Development of AI Volatility Forecasting Model
Volatility forecasting — key task for options trading, risk management and position sizing. Unlike price forecasting (nearly impossible), volatility clusters and is predictable: high volatility today predicts high volatility tomorrow.
Types of Volatility
Historical Volatility (HV): realized volatility for past period. Simplest calculation: standard deviation of log returns × √252 (annualized). Depends on chosen window: 10d, 21d, 63d give different values.
Implied Volatility (IV): market's assessment of future volatility, "embedded" in option prices (inverse Black-Scholes problem). VIX — 30-day implied volatility for S&P500.

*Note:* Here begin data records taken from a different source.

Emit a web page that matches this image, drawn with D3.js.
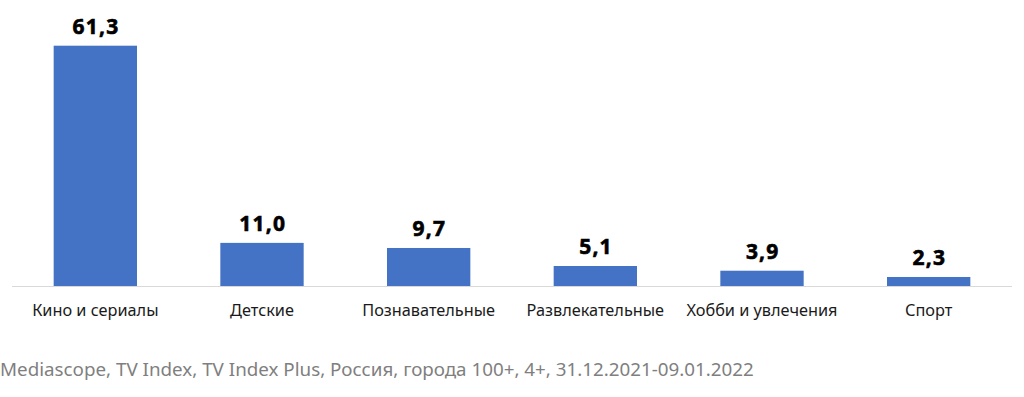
<!DOCTYPE html>
<html>
<head>
<meta charset="utf-8">
<script src="https://cdn.jsdelivr.net/npm/d3@7"></script>
<style>
  body { margin: 0; background: #fff; }
  svg { display: block; font-family: "Noto Sans", sans-serif; }
</style>
</head>
<body>
<div id="chart"></div>
<script>
var categories = ['Кино и сериалы', 'Детские', 'Познавательные', 'Развлекательные', 'Хобби и увлечения', 'Спорт'];
var values = [61.3, 11.0, 9.7, 5.1, 3.9, 2.3];
var valueLabels = ['61,3', '11,0', '9,7', '5,1', '3,9', '2,3'];
var sourceText = 'Mediascope, TV Index, TV Index Plus, Россия, города 100+, 4+, 31.12.2021-09.01.2022';

var width = 1024, height = 397;
var baseY = 286;

var data = categories.map(function(c, i) {
    return { cat: c, value: values[i], label: valueLabels[i] };
});

var x = d3.scaleBand()
    .domain(categories)
    .range([12, 1012])
    .paddingInner(0.5)
    .paddingOuter(0.25);

var y = d3.scaleLinear()
    .domain([0, 61.3])
    .range([baseY, 45.7]);

var svg = d3.select('#chart')
    .append('svg')
    .attr('width', width)
    .attr('height', height);

svg.selectAll('.bar')
    .data(data)
    .enter().append('rect')
    .attr('class', 'bar')
    .attr('fill', '#4472c4')
    .attr('x', function(d) { return x(d.cat); })
    .attr('width', x.bandwidth())
    .attr('y', function(d) { return y(d.value); })
    .attr('height', function(d) { return baseY - y(d.value); });

// baseline
svg.append('line')
    .attr('x1', 12).attr('x2', 1012)
    .attr('y1', baseY + 0.5).attr('y2', baseY + 0.5)
    .attr('stroke', '#d9d9d9')
    .attr('stroke-width', 1);

svg.selectAll('.val')
    .data(data)
    .enter().append('text')
    .attr('class', 'val')
    .attr('x', function(d) { return x(d.cat) + x.bandwidth() / 2 + 0.7; })
    .attr('y', function(d) { return y(d.value) - 12; })
    .attr('text-anchor', 'middle')
    .attr('font-size', 21)
    .attr('font-weight', 'bold')
    .attr('letter-spacing', 1.2)
    .attr('fill', '#000')
    .attr('stroke', '#000')
    .attr('stroke-width', 0.6)
    .text(function(d) { return d.label; });

svg.selectAll('.cat')
    .data(data)
    .enter().append('text')
    .attr('class', 'cat')
    .attr('x', function(d) { return x(d.cat) + x.bandwidth() / 2; })
    .attr('y', 316)
    .attr('text-anchor', 'middle')
    .attr('font-size', 16.3)
    .attr('fill', '#1a1a1a')
    .text(function(d) { return d.cat; });

svg.append('text')
    .attr('x', 0)
    .attr('y', 376)
    .attr('font-size', 18.8)
    .attr('fill', '#7f7f7f')
    .text(sourceText);
</script>
</body>
</html>
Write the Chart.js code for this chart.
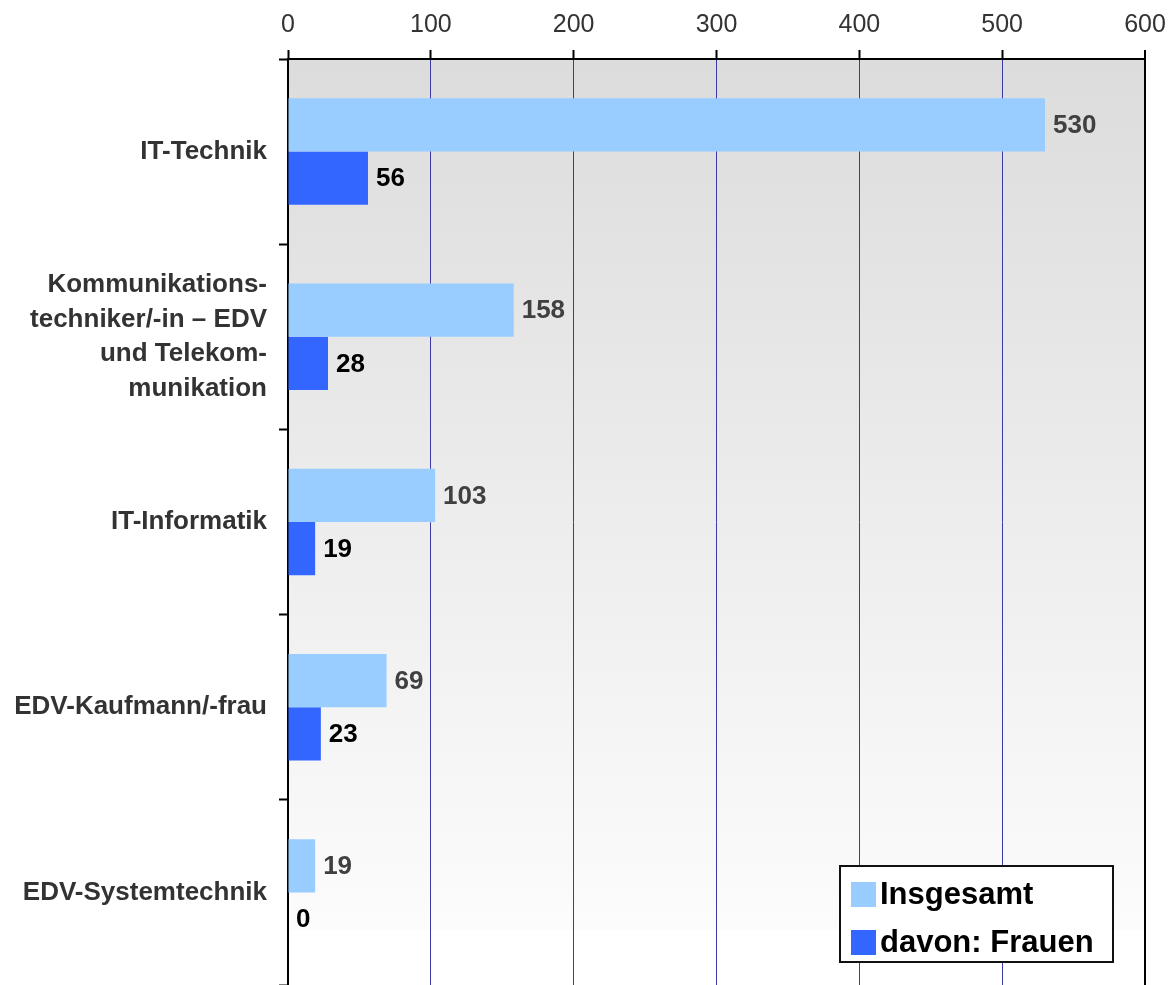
<!DOCTYPE html>
<html>
<head>
<meta charset="utf-8">
<script src="https://cdn.jsdelivr.net/npm/chart.js@4/dist/chart.umd.min.js"></script>
<style>
  html, body { margin: 0; padding: 0; background: #fff; }
  #wrap { width: 1176px; height: 985px; }
</style>
</head>
<body>
<div id="wrap"><canvas id="myChart"></canvas></div>
<script>
// Daten
const categories = [
  'IT-Technik',
  ['Kommunikations-', 'techniker/-in – EDV', 'und Telekom-', 'munikation'],
  'IT-Informatik',
  'EDV-Kaufmann/-frau',
  'EDV-Systemtechnik'
];
const insgesamt = [530, 158, 103, 69, 19];
const frauen = [56, 28, 19, 23, 0];
const xTicks = [0, 100, 200, 300, 400, 500, 600];

const FONT = '"Liberation Sans", Arial, Helvetica, sans-serif';

// Hintergrund mit Verlauf
const bgPlugin = {
  id: 'bgGradient',
  beforeDraw(chart) {
    const { ctx, chartArea: a } = chart;
    const g = ctx.createLinearGradient(0, a.top, 0, a.bottom);
    g.addColorStop(0, '#dcdcdc');
    g.addColorStop(0.94, '#fcfcfc');
    g.addColorStop(0.941, '#ffffff');
    g.addColorStop(1, '#ffffff');
    ctx.save();
    ctx.fillStyle = g;
    ctx.fillRect(a.left, a.top, a.right - a.left, a.bottom - a.top);
    ctx.restore();
  }
};

// Werte neben den Balken
const labelPlugin = {
  id: 'valueLabels',
  afterDatasetsDraw(chart) {
    const { ctx } = chart;
    ctx.save();
    ctx.font = 'bold 26px ' + FONT;
    ctx.textAlign = 'left';
    ctx.textBaseline = 'middle';
    chart.data.datasets.forEach((ds, i) => {
      const meta = chart.getDatasetMeta(i);
      ctx.fillStyle = i === 0 ? '#404040' : '#000000';
      meta.data.forEach((bar, j) => {
        ctx.fillText(String(ds.data[j]), bar.x + 8, bar.y + 1);
      });
    });
    ctx.restore();
  }
};

// Legende im Diagramm
const legendPlugin = {
  id: 'boxLegend',
  afterDraw(chart) {
    const { ctx } = chart;
    const x = 840, y = 866, w = 273, h = 96;
    ctx.save();
    ctx.fillStyle = '#ffffff';
    ctx.fillRect(x, y, w, h);
    ctx.strokeStyle = '#111';
    ctx.lineWidth = 2;
    ctx.strokeRect(x, y, w, h);
    ctx.font = 'bold 31px ' + FONT;
    ctx.textBaseline = 'middle';
    chart.data.datasets.forEach((ds, i) => {
      const ry = y + 28 + i * 48;
      ctx.fillStyle = ds.backgroundColor;
      ctx.fillRect(x + 11, ry - 12, 25, 25);
      ctx.fillStyle = '#000';
      ctx.fillText(ds.label, x + 40, ry + 1);
    });
    ctx.restore();
  }
};

const config = {
  type: 'bar',
  data: {
    labels: categories,
    datasets: [
      {
        label: 'Insgesamt',
        data: insgesamt,
        backgroundColor: '#99ccff',
        categoryPercentage: 0.575,
        barPercentage: 1
      },
      {
        label: 'davon: Frauen',
        data: frauen,
        backgroundColor: '#3366ff',
        categoryPercentage: 0.575,
        barPercentage: 1
      }
    ]
  },
  options: {
    indexAxis: 'y',
    responsive: true,
    maintainAspectRatio: false,
    animation: false,
    layout: { padding: { top: 0, right: 31, bottom: 0, left: 0 } },
    plugins: {
      legend: { display: false },
      tooltip: { enabled: false }
    },
    scales: {
      x: {
        position: 'top',
        min: 0,
        max: 600,
        afterBuildTicks(scale) {
          scale.ticks = xTicks.map(v => ({ value: v }));
        },
        ticks: {
          color: '#333',
          font: { family: FONT, size: 25 },
          padding: 10
        },
        grid: {
          color: ctx => (ctx.tick && ctx.tick.value === 600 ? '#000' : '#3a3aa8'),
          lineWidth: ctx => (ctx.tick && ctx.tick.value === 600 ? 2 : 1),
          tickColor: '#000',
          tickWidth: 2,
          tickLength: 9
        },
        border: { color: '#000', width: 2 }
      },
      y: {
        afterFit(scale) {
          scale.width = 288;
          scale.paddingTop = 0;
          scale.paddingBottom = 0;
        },
        ticks: {
          color: '#333',
          font: { family: FONT, size: 26, weight: 'bold', lineHeight: 1.33 },
          crossAlign: 'near',
          padding: 12,
          autoSkip: false
        },
        grid: {
          drawOnChartArea: false,
          tickColor: '#000',
          tickWidth: 2,
          tickLength: 9
        },
        border: { color: '#000', width: 2 }
      }
    }
  },
  plugins: [bgPlugin, labelPlugin, legendPlugin]
};

const myChart = new Chart(document.getElementById('myChart').getContext('2d'), config);
</script>
</body>
</html>
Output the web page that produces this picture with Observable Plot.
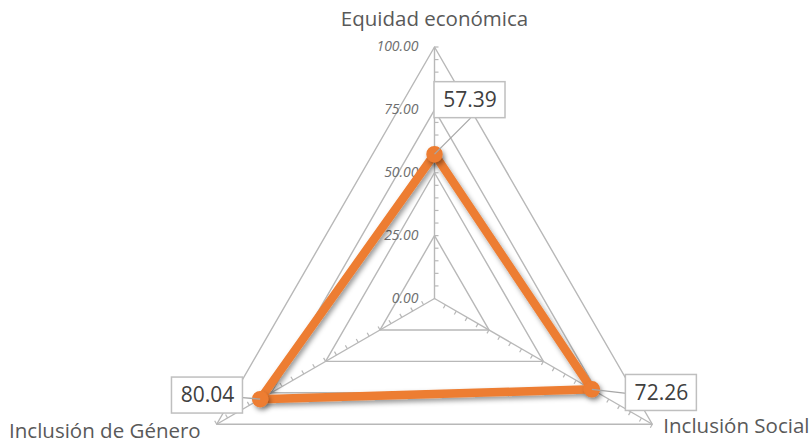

Realized Volatility (RV): high-frequency estimate of true volatility. Computed from intraday returns: RV = √(Σ r_i²). More accurate than standard HV.
GARCH and Extensions
GARCH(1,1) — Basic Statistical Approach:
σ²_t = ω + α × ε²_{t-1} + β × σ²_{t-1}
Parameters: ω (baseline volatility), α (shock persistence), β (variance persistence). Sum α+β close to 1 = persistence effect.
Extensions:
- GJR-GARCH / EGARCH: asymmetry (leverage effect — declines increase volatility more than rises)
- GARCH-DCC: Dynamic Conditional Correlation — correlation matrix for portfolio
- HAR-RV (Heterogeneous Autoregressive RV): uses daily, weekly and monthly RV as predictors
ML Volatility Models
Feature Set:
features = {
'rv_1d': realized_volatility(returns, '1D'),
'rv_5d': realized_volatility(returns, '5D'),
'rv_22d': realized_volatility(returns, '22D'),
'iv_atm': implied_volatility_atm, # if available
'iv_skew': iv_25d_put - iv_25d_call,
'vix': vix_level,
'vvix': vvix, # volatility of VIX
'volume_ratio': volume / sma_volume_20d,
'return_1d': log_return_1d,
'abs_return_5d': abs(log_return_5d)
}
Neural Network Models:
- LSTM with RV features: well captures volatility clustering
- WaveNet: dilated causal convolutions for long contexts
- Transformer: allows attention on different time horizons
Comparative Result (MSE on 1-day forecast): HAR-RV → GARCH → LightGBM → LSTM ≈ Transformer. Difference between best ML and HAR-RV: 5-15% on MSE. HAR-RV surprisingly strong baseline.
Volatility Surface Forecasting
For options desk, need forecast not of single point, but volatility surface (IV across all strikes and expiries):
Parametric Models:
- SVI (Stochastic Volatility Inspired) parameterization: 5 parameters per slice
- SSVI (Surface SVI): adds no-arbitrage constraints
ML for Surface Dynamics:
- PCA on historical surfaces → predict PC coefficients → reconstruct surface
- Autoencoder + temporal model (LSTM): encode surface, predict in latent space
Applying Volatility Forecasts
Options Trading:
- IV > predicted RV → options expensive → short vega strategies (short straddle)
- IV < predicted RV → options cheap → long vega (buy gamma)
- Volatility premium: IV averages 10-30% higher than RV — this is VRP (Volatility Risk Premium)
Position Sizing:
Position_Size = Risk_Budget / (ATR_multiplier × Forecast_Volatility)
With high predicted volatility — smaller position. This is Kelly Criterion in action.
Risk Management:
- VaR (Value at Risk): depends on volatility, updates dynamically
- CVaR / Expected Shortfall: regulatory requirement Basel III
- Margin requirements: for futures/options — dynamic collateral calculation
Production System
Stack:
- QuantLib / py_vollib for theoretical calculations
- Polygon.io / CBOE for IV data
- ClickHouse for high-frequency RV data storage
- Airflow for daily forecast recalculation
Monitoring: Mincer-Zarnowitz regression to assess calibration: predicted volatility should be unbiased predictor of realized. Bias correction on systematic deviation.
Timeline: HAR-RV baseline + GARCH comparison — 2-3 weeks. ML model with volatility surface and trading system integration — 8-12 weeks.